Entries from a dataset:

[start]

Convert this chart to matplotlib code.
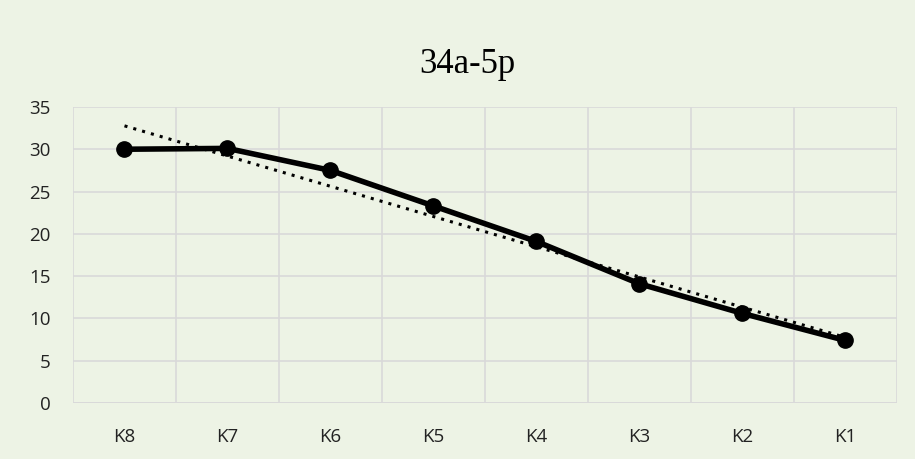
import matplotlib.pyplot as plt
import numpy as np

categories = ['K8', 'K7', 'K6', 'K5', 'K4', 'K3', 'K2', 'K1']
values = [30.0, 30.1, 27.5, 23.3, 19.1, 14.1, 10.6, 7.4]
y_ticks = [0, 5, 10, 15, 20, 25, 30, 35]
title = '34a-5p'

bg = '#EDF3E5'
fig = plt.figure(figsize=(9.15, 4.59), dpi=100, facecolor=bg)
ax = fig.add_axes([0.0798, 0.122, 0.9002, 0.645])
ax.set_facecolor('none')

x = np.arange(len(categories))
ax.plot(x, values, color='black', lw=4, marker='o', ms=11, zorder=4)

# linear trendline
slope, intercept = np.polyfit(x, values, 1)
ax.plot(x, slope * x + intercept, color='black', lw=2.2, ls=(0, (1, 2)),
        zorder=3)

ax.set_xlim(-0.5, len(categories) - 0.5)
ax.set_ylim(0, 35)
ax.set_yticks(y_ticks)
ax.set_xticks(x)
ax.set_xticklabels(categories)
ax.set_xticks(np.arange(-0.5, len(categories)), minor=True)
ax.grid(True, axis='y', color='#D9D9D9', lw=1.2)
ax.grid(True, axis='x', which='minor', color='#D9D9D9', lw=1.2)
ax.tick_params(which='both', length=0)
ax.tick_params(axis='y', pad=16, labelsize=13.5)
ax.tick_params(axis='x', pad=18, labelsize=13.5)
for lab in ax.get_xticklabels() + ax.get_yticklabels():
    lab.set_fontfamily('Open Sans')
    lab.set_color('#222222')
for s in ax.spines.values():
    s.set_visible(False)
ax.axhline(0, color='#D9D9D9', lw=1.2, zorder=2)

fig.text(0.511, 0.86, title, ha='center', va='center', fontsize=25,
         family='Liberation Serif')

fig.savefig('out.png', dpi=100, facecolor=bg)
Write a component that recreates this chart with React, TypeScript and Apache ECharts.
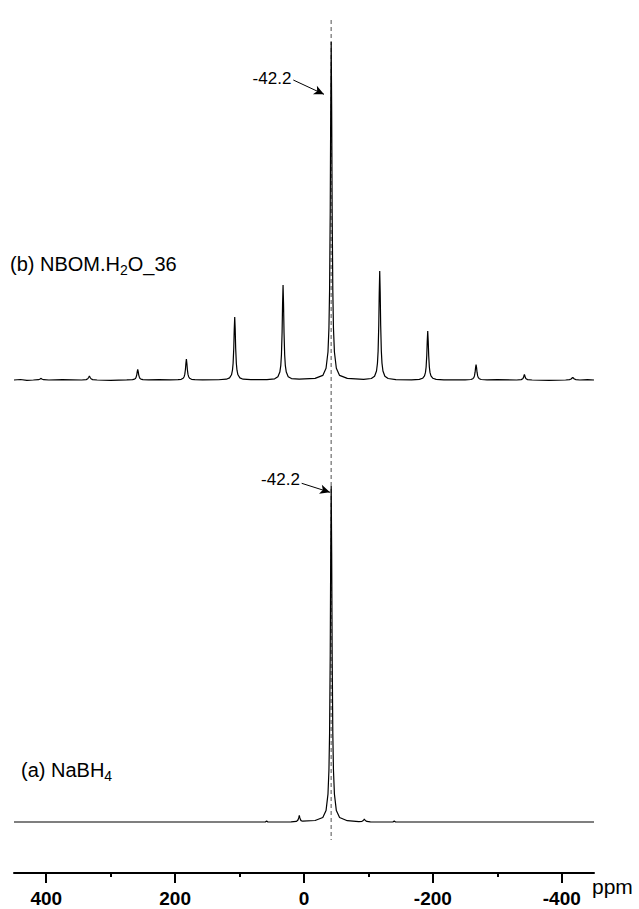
import React, { useEffect, useRef } from "react";
import * as echarts from "echarts";

// ---- data ----
const majorTicks = [400, 200, 0, -200, -400];
const minorTicks = [300, 100, -100, -300];
const peakPpm = -42.2;
const peakLabel = "-42.2";
const labelB = ["(b) NBOM.H", "2", "O_36"];
const labelA = ["(a) NaBH", "4"];

// (b) NBOM.H2O_36 : [ppm, intensity]
const spectrumB: [number, number][] = [
  [450, 0], [440, 0.5], [430, -0.3], [420, 0], [412, 0.3], [410, 0.8], [408.5, 1.6], [408, 2], [407.5, 1.6], [406, 0.8], [404, 0.3], [396, 0], [375, 0.3],
  [345, 0], [338, 0.4], [335.5, 1.2], [334, 2.8], [333, 4], [332, 2.8], [330.5, 1.2], [328, 0.4], [321, 0], [300, -0.3],
  [275, 0.1], [266, 0.4], [263, 0.9], [261.5, 1.6], [260.5, 2.8], [259.5, 5.2], [258.75, 8.4], [258, 10.5], [257.25, 8.4], [256.5, 5.2], [255.5, 2.8], [254.5, 1.6], [253, 0.9], [250, 0.4], [241, 0.1], [225, 0.3],
  [207.5, 0.1], [195.5, 0.3], [190.5, 0.7], [187.5, 1.7], [186, 3.3], [185, 5.6], [184, 10.5], [183.25, 16.8], [182.5, 21], [181.75, 16.8], [181, 10.5], [180, 5.6], [179, 3.3], [177.5, 1.7], [174.5, 0.7], [169.5, 0.3], [157.5, 0.1],
  [132.5, 0.25], [120.5, 0.8], [115.5, 2.1], [112.5, 5.2], [111, 9.8], [110, 16.7], [109, 31.5], [108.25, 50.4], [107.5, 63], [106.75, 50.4], [106, 31.5], [105, 16.7], [104, 9.8], [102.5, 5.2], [99.5, 2.1], [94.5, 0.8], [82.5, 0.3],
  [57.5, 0.4], [45.5, 1.2], [40.5, 3.2], [37.5, 7.9], [36, 14.7], [35, 25.2], [34, 47.5], [33.25, 76], [32.5, 95], [31.75, 76], [31, 47.5], [30, 25.2], [29, 14.7], [27.5, 7.9], [24.5, 3.2], [19.5, 1.4], [7.5, 0.8],
  [-17.2, 1.6], [-29.2, 4.6], [-34.2, 11.7], [-37.2, 28], [-38.7, 52], [-39.7, 90], [-40.7, 169], [-41.45, 270], [-42.2, 338], [-42.95, 270], [-43.7, 169], [-44.7, 90], [-45.7, 52], [-47.2, 28], [-50.2, 11.7], [-55.2, 4.6], [-67.2, 1.6],
  [-92.5, 0.7], [-104.5, 1.5], [-109.5, 3.7], [-112.5, 9], [-114, 16.9], [-115, 28.9], [-116, 54.5], [-116.75, 87], [-117.5, 109], [-118.25, 87], [-119, 54.5], [-120, 28.9], [-121, 16.9], [-122.5, 9], [-125.5, 3.7], [-130.5, 1.5], [-142.5, 0.4],
  [-167, 0.2], [-179, 0.65], [-184, 1.7], [-187, 4.1], [-188.5, 7.6], [-189.5, 13], [-190.5, 24.5], [-191.25, 39], [-192, 49], [-192.75, 39], [-193.5, 24.5], [-194.5, 13], [-195.5, 7.6], [-197, 4.1], [-200, 1.7], [-205, 0.65], [-217, 0.2],
  [-250, 0.1], [-259, 0.5], [-262, 1.3], [-263.5, 2.4], [-264.5, 4.1], [-265.5, 7.8], [-266.25, 12.4], [-267, 15.5], [-267.75, 12.4], [-268.5, 7.8], [-269.5, 4.1], [-270.5, 2.4], [-272, 1.3], [-275, 0.5], [-284, 0.1], [-300, 0.3],
  [-330, 0], [-337, 0.4], [-339.5, 1.2], [-340.5, 2.4], [-341.3, 4.2], [-342, 5.5], [-342.7, 4.2], [-343.5, 2.4], [-344.5, 1.2], [-347, 0.4], [-354, 0], [-380, -0.3],
  [-406, 0], [-412, 0.4], [-414.5, 1], [-416, 2], [-417, 2.5], [-418, 2], [-419.5, 1], [-422, 0.4], [-428, 0], [-440, 0.4], [-450, 0],
];

// (a) NaBH4 : [ppm, intensity]
const spectrumA: [number, number][] = [
  [450, 0], [300, 0], [100, 0], [60, 0], [58, 1], [56, 0],
  [20, 0.2], [12, 0.6], [10, 1.4], [9, 2.6], [8, 4.6], [7.3, 6.5], [6.6, 4.6], [5.6, 2.6], [4.6, 1.4], [2, 0.8],
  [-17.2, 1.5], [-29.2, 4.5], [-34.2, 11.4], [-37.2, 27.9], [-38.7, 52], [-39.7, 89], [-40.7, 168], [-41.45, 269], [-42.2, 336], [-42.95, 269], [-43.7, 168], [-44.7, 89], [-45.7, 52], [-47.2, 27.9], [-50.2, 11.4], [-55.2, 4.5], [-67.2, 1.3],
  [-85, 0.4], [-90, 0.7], [-92, 1.5], [-93, 2.4], [-93.6, 3], [-94.2, 2.4], [-95.2, 1.5], [-97.5, 0.6], [-103, 0.2],
  [-138, 0], [-140, 1], [-142, 0], [-300, 0], [-450, 0],
];

// ---- layout constants ----
const OFFSET_B = 493;
const OFFSET_A = 51;
const FONT = "'Liberation Sans', Arial, sans-serif";
// annotation anchors in data coordinates [ppm, y]
const annotB = { text: [49.66, 794.7], from: [16.6, 793], to: [-31.0, 778.7] };
const annotA = { text: [36.5, 393.5], from: [3.6, 389.7], to: [-40.3, 380.7] };

export default function App() {
  const ref = useRef<HTMLDivElement>(null);

  useEffect(() => {
    if (!ref.current) return;
    const chart = echarts.init(ref.current, null, { renderer: "svg" });

    const dataB = spectrumB.map(([x, y]) => [x, y + OFFSET_B]);
    const dataA = spectrumA.map(([x, y]) => [x, y + OFFSET_A]);

    const arrowStyle = { color: "#000", width: 1, type: "solid" as const };

    const subLabel = (x: number, y: number, parts: string[]) => ({
      type: "text",
      x,
      y,
      silent: true,
      style: {
        text:
          `{m|${parts[0]}}{s|${parts[1]}}` + (parts[2] ? `{m|${parts[2]}}` : ""),
        fill: "#000",
        fontFamily: FONT,
        fontSize: 20,
        verticalAlign: "middle",
        rich: {
          m: { fontSize: 20, lineHeight: 26, fontFamily: FONT, fill: "#000" },
          s: { fontSize: 14, lineHeight: 14, verticalAlign: "bottom", fontFamily: FONT, fill: "#000" },
        },
      },
    });

    chart.setOption({
      animation: false,
      backgroundColor: "#fff",
      grid: { left: 14, right: 45, top: 10, bottom: 36 },
      xAxis: [
        {
          type: "value",
          min: -450,
          max: 450,
          inverse: true,
          position: "bottom",
          axisLine: { show: true, lineStyle: { color: "#000", width: 2 } },
          axisTick: {
            show: true,
            customValues: majorTicks,
            length: 10,
            inside: false,
            lineStyle: { color: "#000", width: 2 },
          },
          axisLabel: {
            show: true,
            customValues: majorTicks,
            margin: 16,
            color: "#000",
            fontSize: 19,
            fontWeight: "bold",
            fontFamily: FONT,
          },
          splitLine: { show: false },
        },
        {
          type: "value",
          min: -450,
          max: 450,
          inverse: true,
          position: "bottom",
          axisLine: { show: false },
          axisTick: {
            show: true,
            customValues: minorTicks,
            length: 4,
            inside: false,
            lineStyle: { color: "#000", width: 2 },
          },
          axisLabel: { show: false },
          splitLine: { show: false },
        },
      ],
      yAxis: {
        type: "value",
        min: 0,
        max: 863,
        show: false,
        splitLine: { show: false },
      },
      series: [
        {
          type: "line",
          name: "ref",
          data: [
            [peakPpm, 853],
            [peakPpm, 33],
          ],
          symbol: "none",
          silent: true,
          z: 1,
          lineStyle: { color: "#8a8a8a", width: 1.5, type: [4, 3] },
        },
        {
          type: "line",
          name: "b",
          data: dataB,
          symbol: "none",
          showSymbol: false,
          silent: true,
          z: 2,
          lineStyle: { color: "#000", width: 1.2 },
          markLine: {
            silent: true,
            symbol: ["none", "arrow"],
            symbolSize: [7, 10],
            label: { show: false },
            lineStyle: arrowStyle,
            data: [[{ coord: annotB.from }, { coord: annotB.to }]],
          },
        },
        {
          type: "line",
          name: "a",
          data: dataA,
          symbol: "none",
          showSymbol: false,
          silent: true,
          z: 2,
          lineStyle: { color: "#000", width: 1.2 },
          markLine: {
            silent: true,
            symbol: ["none", "arrow"],
            symbolSize: [7, 10],
            label: { show: false },
            lineStyle: arrowStyle,
            data: [[{ coord: annotA.from }, { coord: annotA.to }]],
          },
        },
      ],
    });

    const pB = chart.convertToPixel({ gridIndex: 0 }, annotB.text) as number[];
    const pA = chart.convertToPixel({ gridIndex: 0 }, annotA.text) as number[];
    const peakText = (p: number[]) => ({
      type: "text",
      x: p[0],
      y: p[1],
      silent: true,
      style: {
        text: peakLabel,
        fill: "#000",
        fontFamily: FONT,
        fontSize: 17,
        align: "center",
        verticalAlign: "middle",
      },
    });

    chart.setOption({
      graphic: [
        subLabel(10, 264, labelB),
        subLabel(21, 770, labelA),
        peakText(pB),
        peakText(pA),
        {
          type: "text",
          x: 592,
          y: 886,
          silent: true,
          style: {
            text: "ppm",
            fill: "#000",
            fontFamily: FONT,
            fontSize: 21,
            verticalAlign: "middle",
          },
        },
      ],
    });

    return () => {
      chart.dispose();
    };
  }, []);

  return (
    <div
      ref={ref}
      style={{ position: "fixed", left: 0, top: 0, width: 639, height: 909, background: "#fff" }}
    />
  );
}
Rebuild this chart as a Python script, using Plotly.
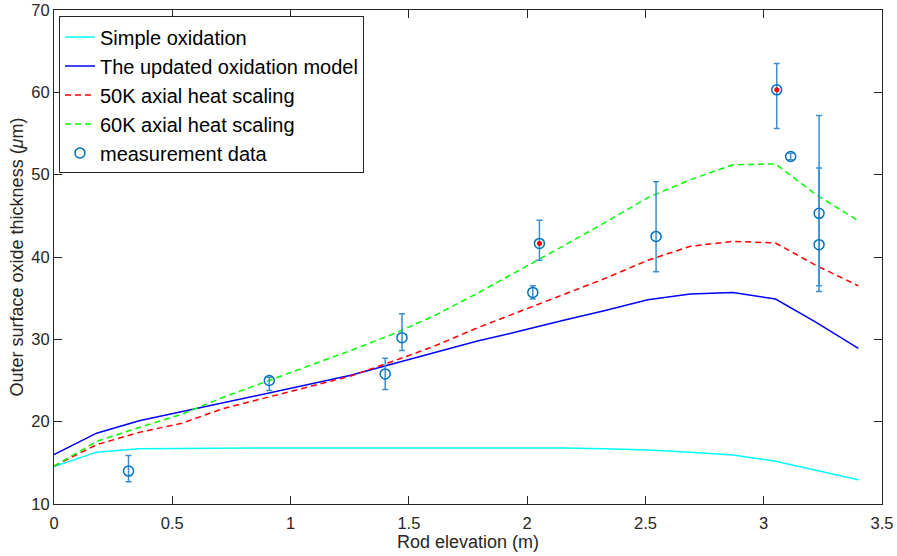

[end]

(What the task requires) Hand back the exact lines from the start of the entries to the line with "title = '34a-5p'", both ends kept and pictures left out.

(Written response)
Convert this chart to matplotlib code.
import matplotlib.pyplot as plt
import numpy as np

categories = ['K8', 'K7', 'K6', 'K5', 'K4', 'K3', 'K2', 'K1']
values = [30.0, 30.1, 27.5, 23.3, 19.1, 14.1, 10.6, 7.4]
y_ticks = [0, 5, 10, 15, 20, 25, 30, 35]
title = '34a-5p'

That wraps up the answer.